Figure 11-12: Wide array of display capabilities supported by the SideShow UI.
Being an interpreter (and not a JIT compiler), we found that the performance was more than sufficient for handling our UI, even performing animation. We did find that it was tough to optimize compute-intensive operations and that is was best to maximize time spent within .NET methods. For example, when parsing a text buffer, we found that it was actually faster to convert the buffer to a string object and use a string search method than it was to iterate through the text buffer in a managed-code loop.
Memory usage is another contributing factor to overall performance and especially important when there is so little of it available. We found that, for our purposes, the default garbage collection (GC) mechanism worked well, even though it is just a simple mark-and-sweep approach.
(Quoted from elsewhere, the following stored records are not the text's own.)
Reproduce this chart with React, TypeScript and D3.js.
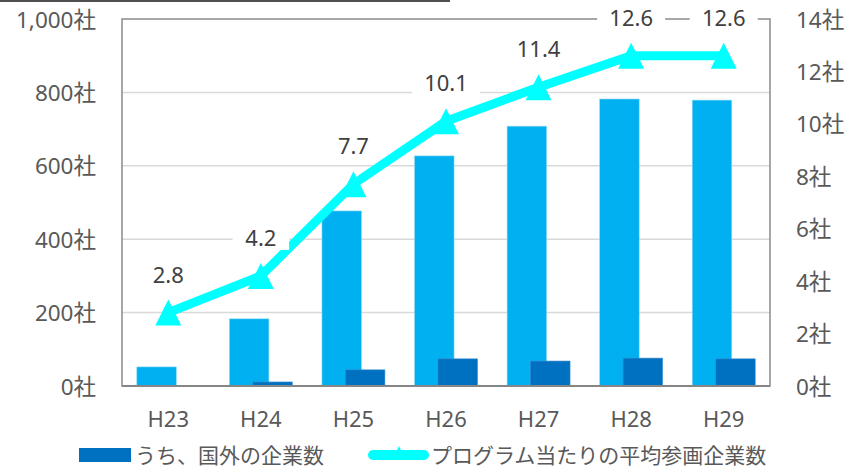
import React from "react";
import * as d3 from "d3";

const categories = ["H23", "H24", "H25", "H26", "H27", "H28", "H29"];
const totalCompanies = [52, 183, 477, 627, 708, 782, 779];
const overseasCompanies = [0, 11, 44, 74, 68, 76, 74];
const avgPerProgram = [2.8, 4.2, 7.7, 10.1, 11.4, 12.6, 12.6];
const leftTicks = [0, 200, 400, 600, 800, 1000];
const rightTicks = [0, 2, 4, 6, 8, 10, 12, 14];
const legendOverseas = "うち、国外の企業数";
const legendAvg = "プログラム当たりの平均参画企業数";

const W = 851;
const H = 469;
const FONT = "'Noto Sans', 'Noto Sans CJK JP', sans-serif";
const FONT_CJK = "'Noto Sans CJK JP', sans-serif";

export default function App() {
  const left = 122, right = 770, top = 19, bottom = 386;
  const x = d3.scaleBand<string>().domain(categories).range([left, right]).padding(0);
  const yL = d3.scaleLinear().domain([0, 1000]).range([bottom, top]);
  const yR = d3.scaleLinear().domain([0, 14]).range([bottom, top]);
  const bw = x.bandwidth();
  const barW = bw * 0.427;
  const groupW = bw * 0.68;
  const cx = (c: string) => (x(c) as number) + bw / 2;
  const fmt = d3.format(",");

  const line = d3
    .line<number>()
    .x((_, i) => cx(categories[i]))
    .y((d) => yR(d));

  const tri = "M0,-13L13,13L-13,13Z";
  const textCol = "#595959";

  return (
    <svg width={W} height={H} style={{ position: "absolute", left: 0, top: 0, background: "#fff" }} fontFamily={FONT}>
      <rect x={0} y={0} width={W} height={H} fill="#fff" />
      <line x1={0} x2={450} y1={1} y2={1} stroke="#505050" strokeWidth={2} />
      {/* gridlines */}
      {leftTicks.slice(1, -1).map((t) => (
        <line key={t} x1={left} x2={right} y1={yL(t)} y2={yL(t)} stroke="#d9d9d9" strokeWidth={1.5} />
      ))}
      {/* bars */}
      {categories.map((c, i) => (
        <rect
          key={"t" + c}
          x={cx(c) - groupW / 2}
          y={yL(totalCompanies[i])}
          width={barW}
          height={bottom - yL(totalCompanies[i])}
          fill="#00B0F0"
          stroke="#8fdaf7"
          strokeWidth={0.6}
        />
      ))}
      {categories.map((c, i) =>
        overseasCompanies[i] > 0 ? (
          <rect
            key={"o" + c}
            x={cx(c) + groupW / 2 - barW}
            y={yL(overseasCompanies[i])}
            width={barW}
            height={bottom - yL(overseasCompanies[i])}
            fill="#0070C0"
            stroke="#3b8fd0"
            strokeWidth={0.6}
          />
        ) : null
      )}
      {/* frame */}
      <rect x={left} y={top} width={right - left} height={bottom - top} fill="none" stroke="#8a8a8a" strokeWidth={1.5} />
      <line x1={left} x2={right} y1={bottom} y2={bottom} stroke="#868686" strokeWidth={2} />
      {/* line series */}
      <path d={line(avgPerProgram) || ""} fill="none" stroke="#00FFFF" strokeWidth={9} strokeLinejoin="round" />
      {avgPerProgram.map((v, i) => (
        <path key={"m" + i} d={tri} transform={`translate(${cx(categories[i])},${yR(v)})`} fill="#00FFFF" />
      ))}
      {/* data labels */}
      {avgPerProgram.map((v, i) => {
        const lx = cx(categories[i]);
        const ly = yR(v) - 39;
        const s = v.toFixed(1);
        const tw = s.length * 11.5 + 4;
        return (
          <g key={"l" + i}>
            <rect x={lx - tw / 2 - 9} y={ly - 13} width={tw + 18} height={26} fill="#fff" />
            <text x={lx} y={ly} textAnchor="middle" dominantBaseline="central" fontSize={22} fill="#404040">
              {s}
            </text>
          </g>
        );
      })}
      {/* left axis */}
      {leftTicks.map((t) => (
        <text key={"yl" + t} x={96} y={yL(t)} textAnchor="end" dominantBaseline="central" fontSize={22.5} fill={textCol}>
          {fmt(t) + "社"}
        </text>
      ))}
      {/* right axis */}
      {rightTicks.map((t) => (
        <text key={"yr" + t} x={796} y={yR(t)} textAnchor="start" dominantBaseline="central" fontSize={22.5} fill={textCol}>
          {t + "社"}
        </text>
      ))}
      {/* x axis */}
      {categories.map((c) => (
        <text key={"x" + c} x={cx(c)} y={418} textAnchor="middle" dominantBaseline="central" fontSize={22} fill={textCol}>
          {c}
        </text>
      ))}
      {/* legend */}
      <rect x={79} y={448} width={52} height={14} fill="#0070C0" />
      <text x={135} y={454} dominantBaseline="central" fontSize={21} fill={textCol} fontFamily={FONT_CJK}>
        {legendOverseas}
      </text>
      <line x1={373} x2={424} y1={455} y2={455} stroke="#00FFFF" strokeWidth={10} strokeLinecap="round" />
      <path d="M0,-7L7,7L-7,7Z" transform="translate(399,453)" fill="#00FFFF" />
      <text x={431} y={454} dominantBaseline="central" fontSize={21} fill={textCol} fontFamily={FONT_CJK}>
        {legendAvg}
      </text>
    </svg>
  );
}
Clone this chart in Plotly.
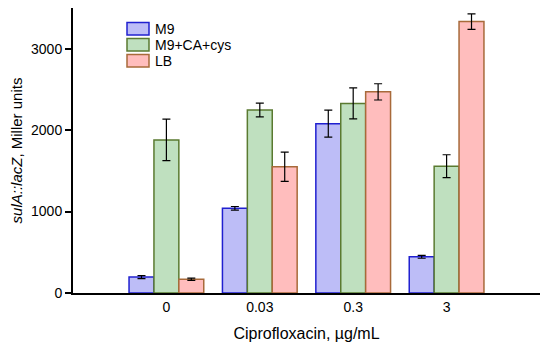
import plotly.graph_objects as go

categories = ["0", "0.03", "0.3", "3"]
series_names = ["M9", "M9+CA+cys", "LB"]
m9_values = [195, 1040, 2080, 445]
m9_errors = [18, 22, 165, 18]
m9ca_values = [1880, 2247, 2328, 1558]
m9ca_errors = [255, 85, 190, 140]
lb_values = [168, 1550, 2470, 3333]
lb_errors = [14, 180, 100, 95]
y_ticks = [0, 1000, 2000, 3000]

fills = ["#BDBDF7", "#BFE0BF", "#FFBDBD"]
borders = ["#2020D0", "#5A7A30", "#A86A3A"]

# figure geometry (page body has an 8px default margin, compensated here)
W, H = 542, 345
ML, MR, MT, MB = 65, 10, 0, 60
PW, PH = W - ML - MR, H - MT - MB


def px_x(px):
    return (px - ML) / PW


def px_y(py):
    return 1 - (py - MT) / PH


fig = go.Figure()
for name, vals, errs, fc, bc in zip(series_names,
                                    [m9_values, m9ca_values, lb_values],
                                    [m9_errors, m9ca_errors, lb_errors],
                                    fills, borders):
    fig.add_trace(go.Bar(
        x=categories, y=vals, name=name,
        marker=dict(color=fc, line=dict(color=bc, width=1.5)),
        error_y=dict(type="data", array=errs, visible=True,
                     color="black", thickness=1.2, width=4),
        showlegend=False,
    ))

# legend drawn as boxes + labels
shapes = []
annotations = []
for i, (name, fc, bc) in enumerate(zip(series_names, fills, borders)):
    top = 14.5 + 16 * i
    shapes.append(dict(type="rect", xref="paper", yref="paper",
                       x0=px_x(119), x1=px_x(141),
                       y0=px_y(top + 12.4), y1=px_y(top),
                       fillcolor=fc, line=dict(color=bc, width=1.5)))
    annotations.append(dict(xref="paper", yref="paper",
                            x=px_x(146), y=px_y(top + 6.2),
                            xanchor="left", yanchor="middle",
                            text=name, showarrow=False, borderpad=0,
                            font=dict(size=14, color="black")))

font_family = "Liberation Sans, Arial, sans-serif"
fig.update_layout(
    width=W, height=H,
    margin=dict(l=ML, r=MR, t=MT, b=MB),
    paper_bgcolor="white", plot_bgcolor="white",
    barmode="group", bargap=0.2, bargroupgap=0,
    font=dict(family=font_family, size=14, color="black"),
    shapes=shapes, annotations=annotations,
    xaxis=dict(
        type="category", range=[-1, 4], automargin=False,
        showline=True, linecolor="black", linewidth=2,
        ticks="", showgrid=False, zeroline=False,
        tickfont=dict(size=14),
        title=dict(text="Ciprofloxacin, \u00b5g/mL", font=dict(size=16), standoff=14),
    ),
    yaxis=dict(
        range=[0, 3500], tickvals=y_ticks, automargin=False,
        showline=True, linecolor="black", linewidth=2,
        ticks="outside", ticklen=6, tickwidth=1.5, tickcolor="black",
        showgrid=False, zeroline=False,
        tickfont=dict(size=14),
        title=dict(text="<i>sulA::lacZ</i>, Miller units", font=dict(size=15), standoff=8),
    ),
)

fig.write_html("out.html")
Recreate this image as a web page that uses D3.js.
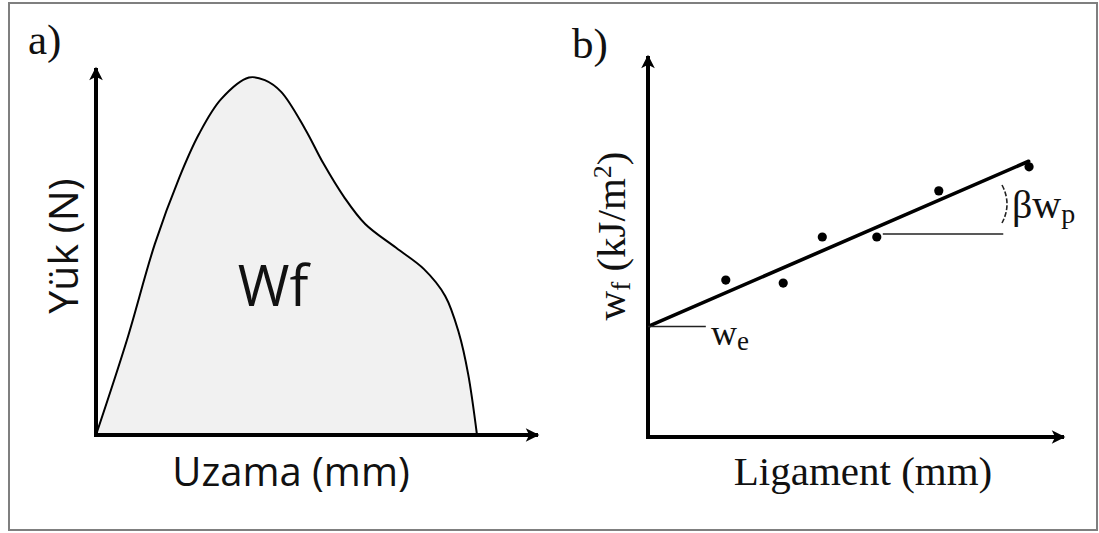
<!DOCTYPE html>
<html>
<head>
<meta charset="utf-8">
<script src="https://cdn.jsdelivr.net/npm/d3@7"></script>
<style>
  html, body { margin: 0; padding: 0; background: #ffffff; }
  svg { display: block; }
</style>
</head>
<body>
<svg id="chart" width="1099" height="533"></svg>
<script>
// Panel a: load–elongation curve (relative units)
const elongation = [0, 7.0, 13.3, 18.8, 23.3, 28.3, 34.6, 38.2, 41.9, 47.3, 51.4, 56.1, 60.9, 67.9, 74.2, 79.0, 82.1, 84.2, 86.2];
const load       = [0, 25.9, 52.0, 70.0, 82.0, 91.5, 97.4, 96.7, 93.5, 83.4, 74.1, 64.9, 57.5, 51.0, 45.2, 37.9, 27.8, 16.6, 0];

// Panel b: specific work of fracture vs ligament length (relative units)
const ligament = [18.7, 32.5, 41.9, 55.0, 69.9, 91.6];
const workOfFracture = [41.2, 40.4, 52.5, 52.5, 64.6, 70.9];
const essentialWork = 29.0;   // intercept w_e
const plasticSlope = 0.474;   // slope βw_p
const fitEnd = 91.5;

const svg = d3.select("#chart");

// outer frame
svg.append("rect")
  .attr("x", 9).attr("y", 3).attr("width", 1088).attr("height", 527)
  .attr("fill", "none").attr("stroke", "#7f7f7f").attr("stroke-width", 2);

// arrowhead marker
const defs = svg.append("defs");
defs.append("marker")
  .attr("id", "arrow")
  .attr("viewBox", "0 0 10 10")
  .attr("refX", 9).attr("refY", 5)
  .attr("markerWidth", 4).attr("markerHeight", 3.4)
  .attr("markerUnits", "strokeWidth")
  .attr("orient", "auto")
  .append("path")
  .attr("d", "M0,0 L10,5 L0,10 L2.5,5 Z")
  .attr("fill", "#000");

function axes(x0, y0, x1, yTop) {
  svg.append("line")
    .attr("x1", x0).attr("y1", y0 + 2).attr("x2", x0).attr("y2", yTop)
    .attr("stroke", "#000").attr("stroke-width", 4)
    .attr("marker-end", "url(#arrow)");
  svg.append("line")
    .attr("x1", x0 - 2).attr("y1", y0).attr("x2", x1).attr("y2", y0)
    .attr("stroke", "#000").attr("stroke-width", 4)
    .attr("marker-end", "url(#arrow)");
}

/* ---------------- panel a ---------------- */
const xa = d3.scaleLinear().domain([0, 100]).range([96, 538]);
const ya = d3.scaleLinear().domain([0, 100]).range([435, 68]);
const curveData = elongation.map((e, i) => ({ e, f: load[i] }));
const smooth = d3.curveCatmullRom.alpha(0.5);

svg.append("path")
  .datum(curveData)
  .attr("d", d3.area().x(d => xa(d.e)).y0(ya(0)).y1(d => ya(d.f)).curve(smooth))
  .attr("fill", "#f1f1f1");
svg.append("path")
  .datum(curveData)
  .attr("d", d3.line().x(d => xa(d.e)).y(d => ya(d.f)).curve(smooth))
  .attr("fill", "none").attr("stroke", "#000").attr("stroke-width", 2);

axes(xa(0), ya(0), xa(100), ya(100));

svg.append("text")
  .attr("x", 273).attr("y", 306)
  .attr("text-anchor", "middle")
  .attr("font-family", "'Open Sans', 'Noto Sans', sans-serif")
  .attr("font-size", 56)
  .attr("fill", "#111")
  .text("Wf");

svg.append("text")
  .attr("transform", "translate(78,246) rotate(-90)")
  .attr("text-anchor", "middle")
  .attr("font-family", "'Open Sans', 'Noto Sans', sans-serif")
  .attr("font-size", 41)
  .attr("fill", "#111")
  .text("Yük (N)");

svg.append("text")
  .attr("x", 291).attr("y", 486)
  .attr("text-anchor", "middle")
  .attr("font-family", "'Open Sans', 'Noto Sans', sans-serif")
  .attr("font-size", 40)
  .attr("fill", "#111")
  .text("Uzama (mm)");

svg.append("text")
  .attr("x", 28).attr("y", 54)
  .attr("font-family", "'Liberation Serif', 'Times New Roman', serif")
  .attr("font-size", 43)
  .attr("fill", "#111")
  .text("a)");

/* ---------------- panel b ---------------- */
const xb = d3.scaleLinear().domain([0, 100]).range([648, 1064]);
const yb = d3.scaleLinear().domain([0, 100]).range([437, 56]);

axes(xb(0), yb(0), xb(100), yb(100));

// fitted line w_f = w_e + βw_p · L
svg.append("line")
  .attr("x1", xb(0) + 2).attr("y1", yb(essentialWork + plasticSlope * 0.5))
  .attr("x2", xb(fitEnd)).attr("y2", yb(essentialWork + plasticSlope * fitEnd))
  .attr("stroke", "#000").attr("stroke-width", 3.6).attr("stroke-linecap", "round");

svg.selectAll("circle.pt")
  .data(ligament.map((l, i) => ({ l, w: workOfFracture[i] })))
  .join("circle")
  .attr("class", "pt")
  .attr("cx", d => xb(d.l)).attr("cy", d => yb(d.w))
  .attr("r", 4.6).attr("fill", "#000");

// intercept marker
svg.append("line")
  .attr("x1", xb(0)).attr("y1", yb(essentialWork))
  .attr("x2", xb(13.9)).attr("y2", yb(essentialWork))
  .attr("stroke", "#222").attr("stroke-width", 1.6);

const we = svg.append("text")
  .attr("x", 711).attr("y", 345)
  .attr("font-family", "'Liberation Serif', 'Times New Roman', serif")
  .attr("font-size", 36)
  .attr("fill", "#111");
we.append("tspan").text("w");
we.append("tspan").attr("font-size", 27).attr("dy", 5).text("e");

// slope marker
svg.append("line")
  .attr("x1", xb(ligament[3]) + 6).attr("y1", yb(workOfFracture[3]) - 3)
  .attr("x2", xb(85.4)).attr("y2", yb(workOfFracture[3]) - 3)
  .attr("stroke", "#222").attr("stroke-width", 1.6);

svg.append("path")
  .attr("d", "M1002,185 Q1012,204 1002,223")
  .attr("fill", "none").attr("stroke", "#222").attr("stroke-width", 1.6)
  .attr("stroke-dasharray", "5,2");

const bw = svg.append("text")
  .attr("x", 1012).attr("y", 218)
  .attr("font-family", "'Liberation Serif', 'Times New Roman', serif")
  .attr("font-size", 40)
  .attr("fill", "#111");
bw.append("tspan").text("βw");
bw.append("tspan").attr("font-size", 28).attr("dy", 5).text("p");

const yl = svg.append("text")
  .attr("transform", "translate(625,236) rotate(-90)")
  .attr("text-anchor", "middle")
  .attr("font-family", "'Liberation Serif', 'Times New Roman', serif")
  .attr("font-size", 41)
  .attr("fill", "#111");
yl.append("tspan").text("w");
yl.append("tspan").attr("font-size", 27).attr("dy", 5).text("f");
yl.append("tspan").attr("dy", -5).text(" (kJ/m");
yl.append("tspan").attr("font-size", 26).attr("dy", -14).text("2");
yl.append("tspan").attr("dy", 14).text(")");

svg.append("text")
  .attr("x", 863).attr("y", 485)
  .attr("text-anchor", "middle")
  .attr("font-family", "'Liberation Serif', 'Times New Roman', serif")
  .attr("font-size", 41)
  .attr("fill", "#111")
  .text("Ligament (mm)");

svg.append("text")
  .attr("x", 572).attr("y", 58)
  .attr("font-family", "'Liberation Serif', 'Times New Roman', serif")
  .attr("font-size", 43)
  .attr("fill", "#111")
  .text("b)");
</script>
</body>
</html>
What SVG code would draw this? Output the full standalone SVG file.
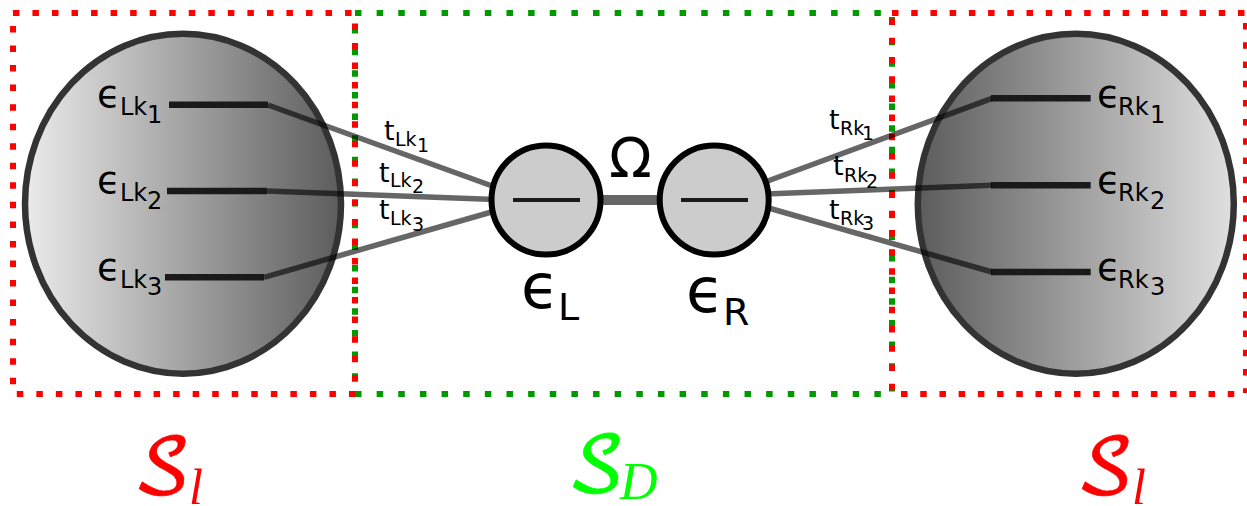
<svg xmlns="http://www.w3.org/2000/svg" width="1247" height="506" viewBox="0 0 1247 506">
<defs>
<linearGradient id="gl" x1="0" x2="1" y1="0" y2="0"><stop offset="0" stop-color="#ebebeb"/><stop offset="1" stop-color="#5c5c5c"/></linearGradient>
<linearGradient id="gr" x1="0" x2="1" y1="0" y2="0"><stop offset="0" stop-color="#5c5c5c"/><stop offset="1" stop-color="#e0e0e0"/></linearGradient>
</defs>
<style>
.red{fill:none;stroke:#f00;stroke-width:6}
.green{fill:none;stroke:#090;stroke-width:6;stroke-dasharray:6.5 15.14}
.big{stroke:#333;stroke-width:6.5}
.lvl{stroke:#1a1a1a;stroke-width:6.5}
.con{stroke:#000;stroke-opacity:.6;stroke-width:5.5;fill:none}
.dot{fill:#ccc;stroke:#000;stroke-width:6}
.in{stroke:#1a1a1a;stroke-width:4}
text{font-family:"DejaVu Sans",sans-serif;fill:#000}
.e{font-size:38px}.s{font-size:24px}
.t{font-size:27px}.ts{font-size:19px}
.cal{font-family:"DejaVu Math TeX Gyre","Liberation Serif",serif;font-style:normal;font-size:76px;stroke-width:.6}
.it{font-family:"Liberation Serif",serif;font-style:italic}
</style>
<g id="frames">
<path class="green" d="M355 27V394M355 394H891M892 17V392M355 13H891"/>
<path class="red" stroke-dasharray="6.5 13.04" d="M12.9 13H355M355 23.5V393M16.8 394H358M13 26V385"/>
<path class="red" stroke-dasharray="6.5 12.72" d="M892 18.5V392M892 13H1247M901 394H1247M1246 23V393"/>
</g>
<g id="reservoir-left"><ellipse class="big" cx="183" cy="203.7" rx="158" ry="170" fill="url(#gl)"/>
<line class="lvl" x1="169" y1="104.7" x2="268" y2="104.7"/><line class="lvl" x1="167" y1="191" x2="267" y2="191"/><line class="lvl" x1="165" y1="277.3" x2="264" y2="277.3"/>
<text class="e" x="97" y="107">ϵ</text><text class="s" x="120" y="114.5">Lk</text><text class="s" x="147" y="122.5">1</text>
<text class="e" x="97" y="193">ϵ</text><text class="s" x="120" y="201">Lk</text><text class="s" x="147" y="209">2</text>
<text class="e" x="97" y="280">ϵ</text><text class="s" x="120" y="287.5">Lk</text><text class="s" x="147" y="295">3</text>
</g>
<g id="reservoir-right"><ellipse class="big" cx="1075.8" cy="203.7" rx="158" ry="170" fill="url(#gr)"/>
<line class="lvl" x1="991" y1="98.3" x2="1090.7" y2="98.3"/><line class="lvl" x1="991" y1="185.3" x2="1090.7" y2="185.3"/><line class="lvl" x1="991" y1="272" x2="1090.7" y2="272"/>
<text class="e" x="1097" y="107">ϵ</text><text class="s" x="1118" y="114.5">Rk</text><text class="s" x="1150" y="122.5">1</text>
<text class="e" x="1097" y="193">ϵ</text><text class="s" x="1118" y="201">Rk</text><text class="s" x="1150" y="209">2</text>
<text class="e" x="1097" y="280">ϵ</text><text class="s" x="1118" y="287.5">Rk</text><text class="s" x="1150" y="295">3</text>
</g>
<g id="connectors">
<path class="con" d="M268 105L495 187M267 191L495 199.5M264 277.3L495 211"/>
<path class="con" d="M992 98.3L765 182M992 185.3L765 194M992 272L765 207"/>
<line x1="600" y1="200" x2="660" y2="200" stroke="#666" stroke-width="10"/>
</g>
<g id="dot-left"><ellipse class="dot" cx="546" cy="200" rx="54.5" ry="54.5"/><line class="in" x1="513" y1="200" x2="580" y2="200"/>
<text x="521" y="308" font-size="62">ϵ</text><text x="558" y="320" font-size="38">L</text></g>
<g id="dot-right"><ellipse class="dot" cx="714.2" cy="200" rx="54.5" ry="54.5"/><line class="in" x1="681" y1="200" x2="748" y2="200"/>
<text x="686" y="312" font-size="62">ϵ</text><text x="723" y="324.5" font-size="38">R</text></g>
<text id="omega" x="609" y="177" font-size="56">Ω</text>
<g id="hop-labels">
<text class="t" x="384" y="140">t</text><text class="ts" x="395" y="146">Lk</text><text class="ts" x="417" y="152">1</text>
<text class="t" x="379" y="181.7">t</text><text class="ts" x="390" y="187">Lk</text><text class="ts" x="412" y="193">2</text>
<text class="t" x="379" y="219.3">t</text><text class="ts" x="390" y="225">Lk</text><text class="ts" x="412" y="231">3</text>
<text class="t" x="829" y="129.3">t</text><text class="ts" x="840" y="134.5">Rk</text><text class="ts" x="862" y="140">1</text>
<text class="t" x="833" y="174.5">t</text><text class="ts" x="844" y="182">Rk</text><text class="ts" x="866" y="188">2</text>
<text class="t" x="829" y="218.5">t</text><text class="ts" x="840" y="224.5">Rk</text><text class="ts" x="862" y="230">3</text>
</g>
<g id="legend">
<text class="cal" x="133" y="493" style="fill:#f00;stroke:#f00">𝒮</text><text class="it" x="189" y="504" font-size="50" style="fill:#f00">l</text>
<text class="cal" x="567" y="491" style="fill:#0f0;stroke:#0f0">𝒮</text><text class="it" x="620" y="499" font-size="52" style="fill:#0f0">D</text>
<text class="cal" x="1076" y="493" style="fill:#f00;stroke:#f00">𝒮</text><text class="it" x="1132" y="504" font-size="50" style="fill:#f00">l</text>
</g>
</svg>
All we really needed to do was use our memory references responsibly (that is, by using an ArrayList instead of a pointer-heavy construct such as a doubly linked list), which reduced the amount of overhead that needed to be tracked by the GC.
On the downside, the tradeoff the .NET Micro Framework runtime team made in the design of their type system was to make GC faster by using more overhead for each class member (thus avoiding expensive table lookups during collection). This tradeoff means that the .NET Micro Framework uses more memory for each of your objects. One helpful trick we found was to use arrays of value types instead of collections of objects with members, because the value types are less expensive than full-blown objects. This breaks the object-oriented (OO) model somewhat, but it might be the right tradeoff for you.